I see 2014--Jeter's 20th season--following one of two possible scenarios for him and his Yankees. The first has him playing well and New York making the playoffs, because that's what has happened most years of Jeter's career. The Yankees have missed the postseason just twice since he debuted in 1995, and maybe it would have only been once if Jeter was healthy last year and New York didn't have to lean on fill-ins Eduardo Nunez (-1.5 bWAR) and Reid Brignac.
As for Jeter's individual performance, don't forget how good he was the last time he was healthy. He's only one year removed from hitting .316/.362/.429 and leading the majors with 216 hits. Jeter probably isn't that player anymore, even if he was in the not-so-distant past. Still, expecting a strong closing act from Jeter isn't that far-fetched. It could happen. Just last year, Rivera came back from a torn ACL to pitch brilliantly at age 43. Surely Jeter's hoping to end his career on a high note as well.

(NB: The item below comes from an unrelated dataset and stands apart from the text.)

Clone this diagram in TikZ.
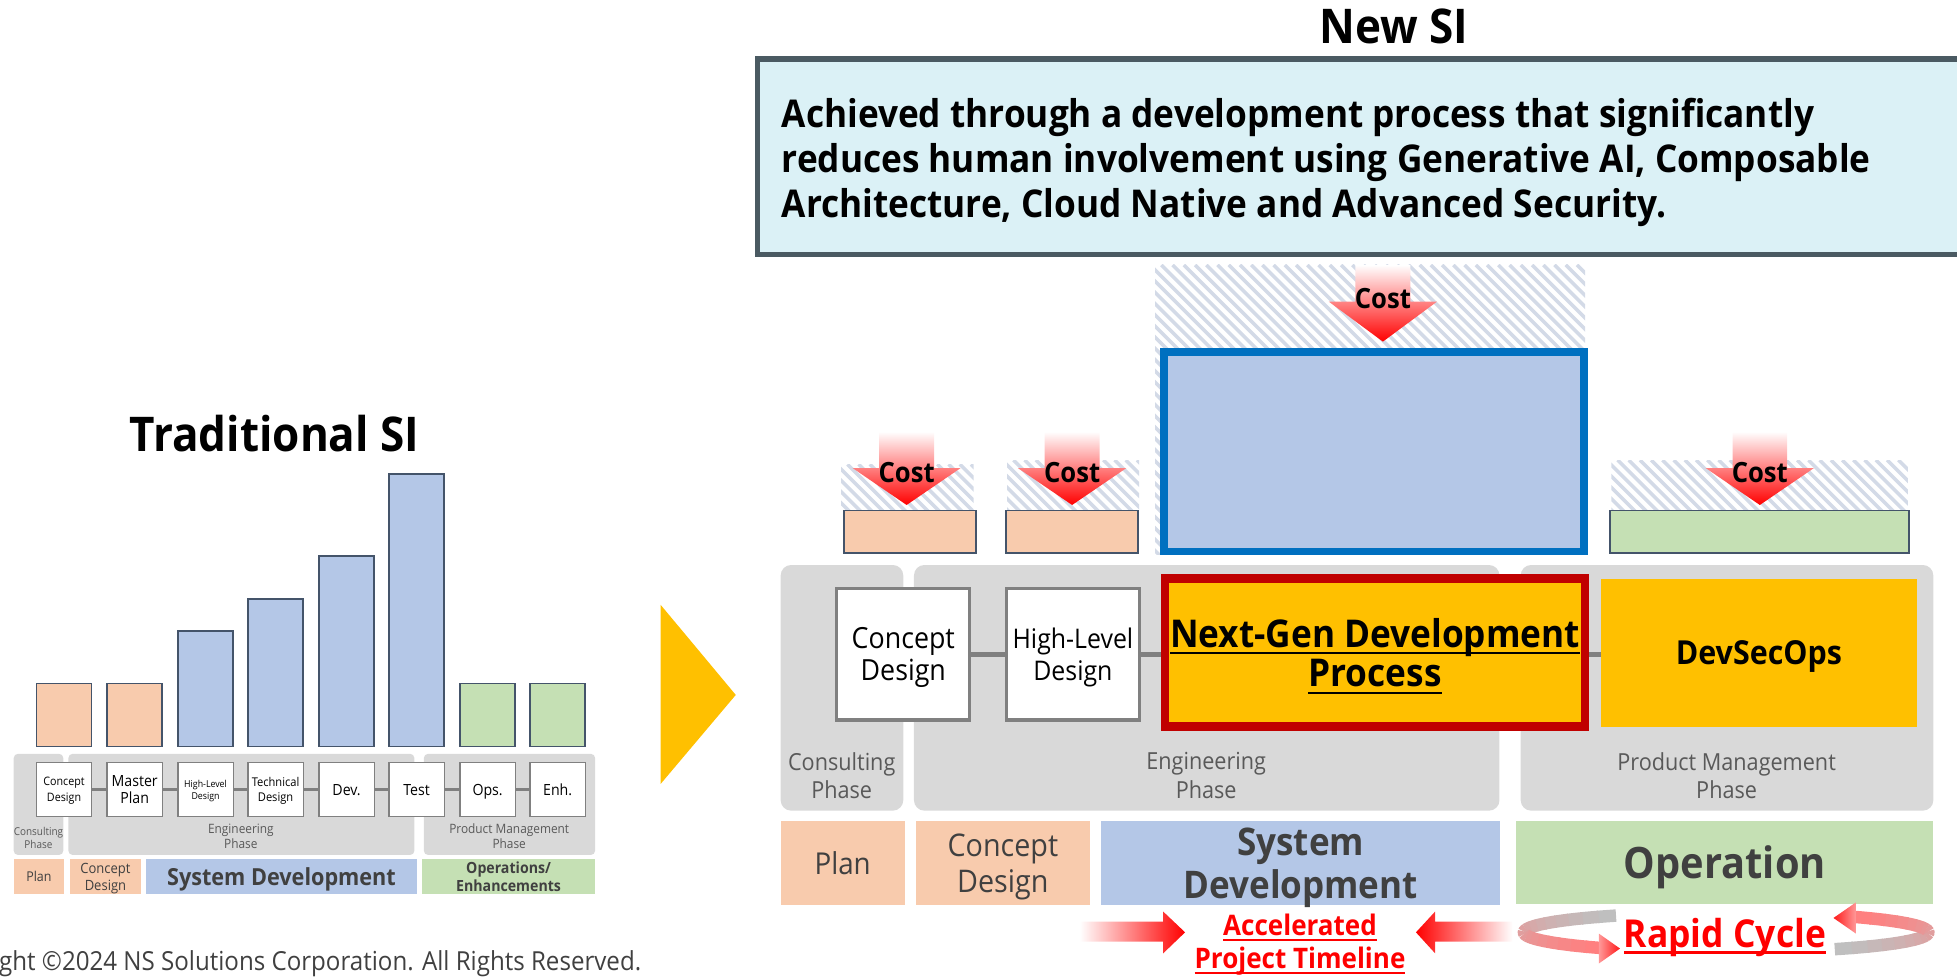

But most players don't, and it's unlikely that Jeter will be one of the rare exceptions. He's going to turn 40 in June and played only 17 games last year. Plus he was terrible in those 17 games, hitting .190/.288/.254. He's at an age when even the best shortstops cease to be effective, and given last year's injury woes it's hard to predict some combination of Jeter staying healthy and productive in 2014. The projection systems on FanGraphs expect him to play around 120 games while hitting .270/.340/.375, well below his career norms, and even those estimates might be too generous.
The optimist in me wants to believe the Captain can keep stinging line drives and using that inside-out swing to dump singles into right field for one more summer, that he can hit something close to his .312 career average and not be a complete disaster at shortstop and lead New York deep into October. I'm a Red Sox fan, and I'd still love to see him craft the fairy-tale ending to his storybook career.
But the logical side of me--the part that knows better--sees Jeter struggling to survive his last season as a shell of his former self. We've seen it happen too many times in every sport, even to the greatest Yankees like Babe Ruth, Lou Gehrig, Joe DiMaggio, and Mickey Mantle. Father Time catches up to everyone at some point, which is why so few athletes go out on top. Not everyone gets to hit a home run in his final at-bat like Ted Williams did.
So we shouldn't expect Jeter to, especially since he's averaged only eight home runs per season over the last four years.